I don't know how to tell my son and DIL that I feel left out of my grandson's life. I've never been asked to babysit (she isn't comfortable with that yet, but does let her mom and sister babysit")- I've tried to do all the things that are right for a new grandma to do and not do - never stop by without asking when would be convenient, 'I don't give advice or ask for anything..I always compliment my DIL about what a great mom she is...offer to help by babysitting, picking something up at the store or bringing a meal,.....I set up a little porta crib and have a little basket of toys and baby supplies, even a rocking seat and stroller, but they never stay over here long enough to use anything...when they come for dinner, they just stay long enough to eat. They hold him and give him his bottle, and sometimes they let me hold him but never give him a bottle or change him. I have raised my own two sons, been a big part of dozens of nieces/nephews lives as they grew up AND I am have been a teacher for 20+ years so I'm really a "kid" person...I know they are trying to figure out the whole parenting thing on their own, but how can I be a bigger part of their lives?. I want to be an active, helpful, loving part of my grandson life - but it seems like i'm just an obligation to my son and DIL. I never say anything negative to my son or DIL, and I feel like if I bring this up, they will even further distance themselves from me. I was so close to my son and DIL before the baby was born! That's why this is so confusing and hurtful.

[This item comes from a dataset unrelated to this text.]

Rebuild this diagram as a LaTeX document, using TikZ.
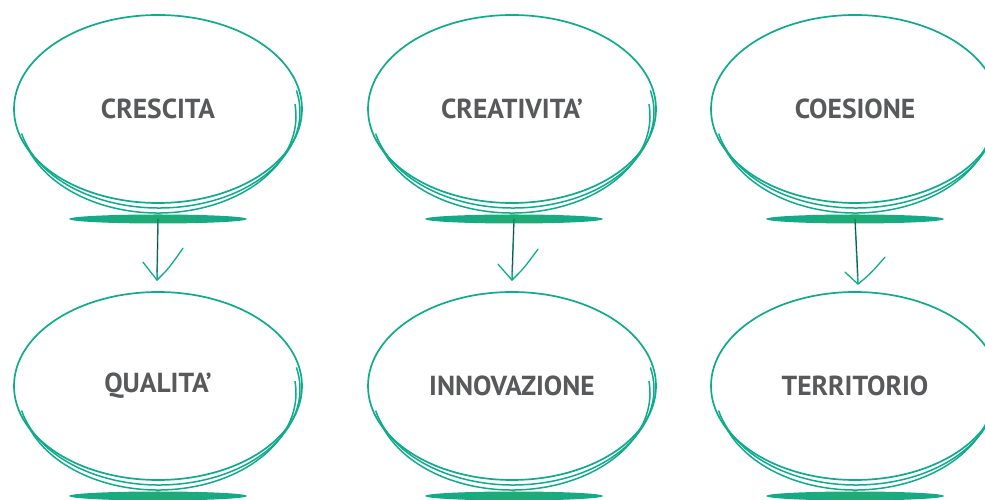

123grandbabyandme on 2013-08-08 11:32:09

interesting article.I think the things discussed in this article also applies to GP's of GC who parents were never married and are no longer in a relationship. As a GP, I had to remember what it was like raising three kids of my own. I never knew my MIL because she passed before I met my now EX-H. My mother passed before my children were born. So being a GP is totally different from raising my own. The techniques that I used are not applicable for our now grown up children who are not parents.
My oldest daughter is the mother of my two oldest GC and my oldest son is the parent of my youngest. He and the mother never married and broke off the relationship prior to the birth of my GS.So I think this article applies to my situation. I want so much to be a part of my GS's life and I want things to be good between the mother and myself.